Incentivise students to take maths at Higher Level The Department of Education and Science could work with the education institutions to address the disincentives to studying Leaving Cert Higher Level Maths.

       - Promote the development and introduction of a system of bonus college entry points for Higher Level Leaving Certificate maths to compensate for the greater effort widely considered to be required for success in this subject.

       - Students could be allowed to take Ordinary Level Leaving Cert Maths in their fifth year and then have the choice of taking Higher Level later in their sixth year. This would mean that ordinary syllabus be a subset of the Higher Level syllabus.

Address the maths knowledge needs of adults in the workplace Establish workplace initiatives for the learning of mathematics and numeracy in line with programmes already available on literacy. Such learning should be practical and relevant to people in their jobs. Employers should communicate the practical way in which maths is important for careers paths.

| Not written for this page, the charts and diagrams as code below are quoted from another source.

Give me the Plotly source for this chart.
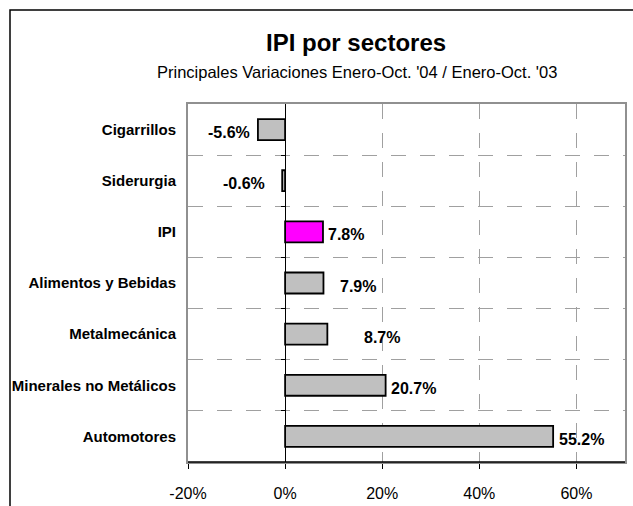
import plotly.graph_objects as go

categories = ["Cigarrillos", "Siderurgia", "IPI", "Alimentos y Bebidas",
              "Metalmecánica", "Minerales no Metálicos", "Automotores"]
values = [-5.6, -0.6, 7.8, 7.9, 8.7, 20.7, 55.2]
x_ticks = [-20, 0, 20, 40, 60]
x_tick_labels = ["-20%", "0%", "20%", "40%", "60%"]

title_text = "IPI por sectores"
subtitle_text = "Principales Variaciones Enero-Oct. '04 / Enero-Oct. '03"

# styling (not data)
bar_colors = ["#C0C0C0", "#C0C0C0", "#FF00FF", "#C0C0C0", "#C0C0C0", "#C0C0C0", "#C0C0C0"]
label_gap = [7, 16, 4, 16, 36, 4, 5]
FONT = "Liberation Sans, Arial, sans-serif"
GRID = "#A0A0A0"
DASH = "15px,14px"

pos = list(range(len(categories)))
x_min, x_max = -20, 70

fig = go.Figure()
fig.add_trace(go.Bar(
    x=values, y=pos, orientation="h", width=0.41,
    marker=dict(color=bar_colors, line=dict(color="black", width=1.8)),
    hoverinfo="skip",
))
# invisible trace so the tick axis at the zero line is drawn
fig.add_trace(go.Scatter(x=[0], y=[pos[0]], yaxis="y2", mode="markers",
                         marker=dict(opacity=0), hoverinfo="skip"))

for i, v in enumerate(values):
    fig.add_annotation(
        x=v, y=pos[i], xref="x", yref="y",
        text="<b>%.1f%%</b>" % v, showarrow=False,
        xanchor="left" if v >= 0 else "right",
        xshift=label_gap[i] if v >= 0 else -label_gap[i],
        yshift=-3, borderpad=0,
        font=dict(family=FONT, size=16, color="black"),
    )

L, R, T, B = 188, 8, 104, 44
W, H = 633, 506
pw, ph = W - L - R, H - T - B

def px(xp):
    return (xp - L) / pw

def py(yp):
    return (H - B - yp) / ph

fig.add_annotation(x=px(356), y=py(42), xref="paper", yref="paper",
                   text="<b>%s</b>" % title_text, showarrow=False,
                   xanchor="center", yanchor="middle",
                   font=dict(family=FONT, size=24, color="black"))
fig.add_annotation(x=px(357), y=py(72), xref="paper", yref="paper",
                   text=subtitle_text, showarrow=False,
                   xanchor="center", yanchor="middle",
                   font=dict(family=FONT, size=16.5, color="black"))

# outer chart border (cropped at right/bottom)
fig.add_shape(type="rect", xref="paper", yref="paper",
              x0=px(10), x1=px(660), y0=py(540), y1=py(10),
              line=dict(color="black", width=1.5), fillcolor="rgba(0,0,0,0)")
# black value-axis line at bottom
fig.add_shape(type="line", xref="paper", yref="paper",
              x0=0, x1=1, y0=0, y1=0, layer="above",
              line=dict(color="black", width=1.5))

yrange = [len(categories) - 0.5, -0.5]
boundaries = [p + 0.5 for p in pos[:-1]]

fig.update_layout(
    width=W, height=H,
    margin=dict(l=L, r=R, t=T, b=B, autoexpand=False),
    paper_bgcolor="white", plot_bgcolor="white",
    showlegend=False,
    font=dict(family=FONT, color="black"),
    xaxis=dict(
        range=[x_min, x_max], tickvals=x_ticks, ticktext=x_tick_labels,
        showgrid=True, gridcolor=GRID, griddash=DASH, gridwidth=1,
        zeroline=True, zerolinecolor="black", zerolinewidth=1.2,
        showline=True, mirror=True, linecolor="#909090", linewidth=2,
        ticks="outside", ticklen=5, tickcolor="black",
        tickfont=dict(family=FONT, size=16, color="black"),
        ticklabelstandoff=11, automargin=False, fixedrange=True,
    ),
    yaxis=dict(
        range=yrange,
        tickvals=pos, ticktext=["<b>%s</b>" % c for c in categories],
        showgrid=False, zeroline=False,
        showline=True, mirror=True, linecolor="#909090", linewidth=2,
        ticks="", tickfont=dict(family=FONT, size=15, color="black"),
        ticklabelstandoff=7, automargin=False,
        minor=dict(tickvals=boundaries, showgrid=True, gridcolor=GRID,
                   griddash=DASH, gridwidth=1, ticks=""),
        fixedrange=True,
    ),
    yaxis2=dict(
        range=yrange, overlaying="y", anchor="free",
        position=(0 - x_min) / (x_max - x_min), side="left",
        tickvals=boundaries, ticks="outside", ticklen=4, tickwidth=1.2,
        tickcolor="black", showticklabels=False, automargin=False,
        showgrid=False, zeroline=False, showline=False, fixedrange=True,
    ),
)

fig.write_html("out.html", config={"displayModeBar": False},
               post_script="document.body.style.margin='0';document.body.style.overflow='hidden';")
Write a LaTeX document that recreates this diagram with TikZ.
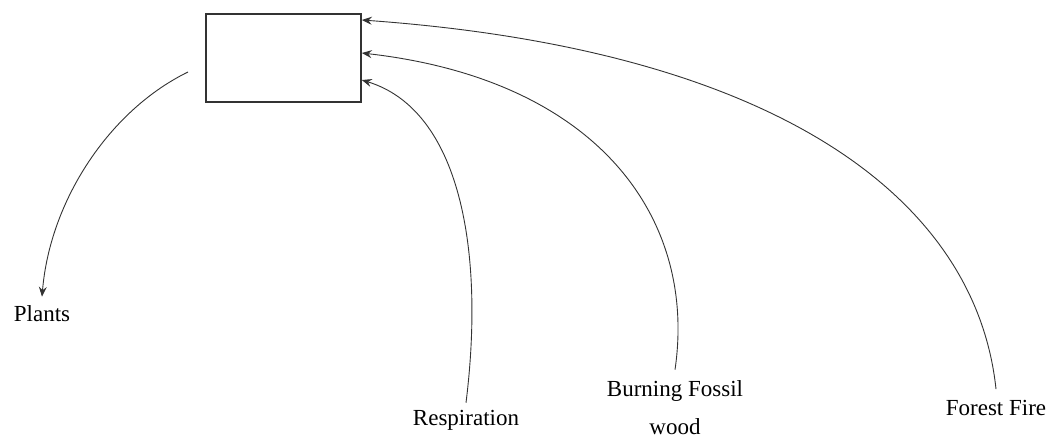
\documentclass[tikz,border=0pt]{standalone}
\usepackage{fontspec}
\setmainfont{Liberation Serif}
\usetikzlibrary{arrows.meta}

\begin{document}
\begin{tikzpicture}[x=1pt, y=-1pt,
    lbl/.style={inner sep=1pt, font=\fontsize{23}{38}\selectfont, align=center},
    flow/.style={line width=0.9pt, draw=black!80, -{Stealth[length=10pt, width=8pt, inset=3.5pt]}}]
  % carbon cycle sketch
  \useasboundingbox (0,0) rectangle (1055,442);
  \node[draw=black!80, line width=1.6pt, minimum width=155pt, minimum height=88pt] (pool) at (283.5,58) {};
    \node[lbl] (plants) at (42,314) {Plants};
    \node[lbl] (resp) at (466,420) {Respiration};
    \node[lbl] (fossil) at (675,408) {Burning Fossil\\wood};
    \node[lbl] (fire) at (996,408) {Forest Fire};
    \coordinate (out) at (188,72);
    \coordinate (inA) at (pool.east |- 0,20);
    \coordinate (inB) at (pool.east |- 0,53);
    \coordinate (inC) at (pool.east |- 0,80);
  % arrows
    \draw[flow] (out) .. controls (110,110) and (50,200) .. ([yshift=8pt]plants.north);
    \draw[flow] ([yshift=6pt]resp.north) .. controls (485,250) and (460,110) .. (inC);
    \draw[flow] ([yshift=10pt]fossil.north) .. controls (697,220) and (600,80) .. (inB);
    \draw[flow] ([yshift=10pt]fire.north) .. controls (976,200) and (780,50) .. (inA);
\end{tikzpicture}
\end{document}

Benchmarking and evaluation of national maths education performance Results of benchmarking and evaluating our maths performance in an international context could be compared annually against agreed national targets for maths achievement. Findings could inform policy and practice and help frame a promotional campaign aimed at increasing interest of maths among students, teachers and parents.

IBEC Head of Social and Education Policy Tony Donohoe said:"The crisis in our public finances must not be a used as a excuse to defer reform of an area that is critical to Ireland’s future social and economic development.

"The Expert Group highlights the achievement of Finland, which consistently tops OECD PISA tests for mathematics proficiency. Yet Finland spends less per student on secondary education than Ireland. This challenge can be addressed through a change in mindset and flexibility within the education system."

ICT Ireland (the IBEC group that represents the high-tech sector) Director Kathryn D'Arcy said: "For the past number of years the high failure rate in maths and the small numbers choosing to take higher level has made the headlines. It is time to stop posturing and tackle the problem head on.

"The key stakeholders should immediately embrace and support the recommendations of today's report. In particular, there is a need for more professional development of teachers at both primary and secondary level, and for greater incentives for students to take higher level maths.

"A strong grounding in maths is an essential life skill and is particularly important if we want to support and grow our knowledge economy. Our knowledge, and our ability to apply it, is now the most important asset in the Irish economy. A high proficiency in maths is vital for students’ future success in whatever course of life they choose.

"Maths opens doors to many exciting opportunities, particularly in the technology sector, which has bucked the trend in recent months by announcing a number of significant job announcements,”
D'Arcy said.

Also today, the Government published a report on its goal for Ireland to become a "world-class knowledge economy" in 4 years.  There is a reference to Maths but the report is primarily a public relations document.

1 Project Maths is a strategy for the development of curriculum, teaching, learning and assessment in mathematics for post-primary schools with emphasis on problem-solving skills, context and application. The project is led by the National Council for Curriculum and Assessment in collaboration with the Department of Education and Science and the State Examination Commission.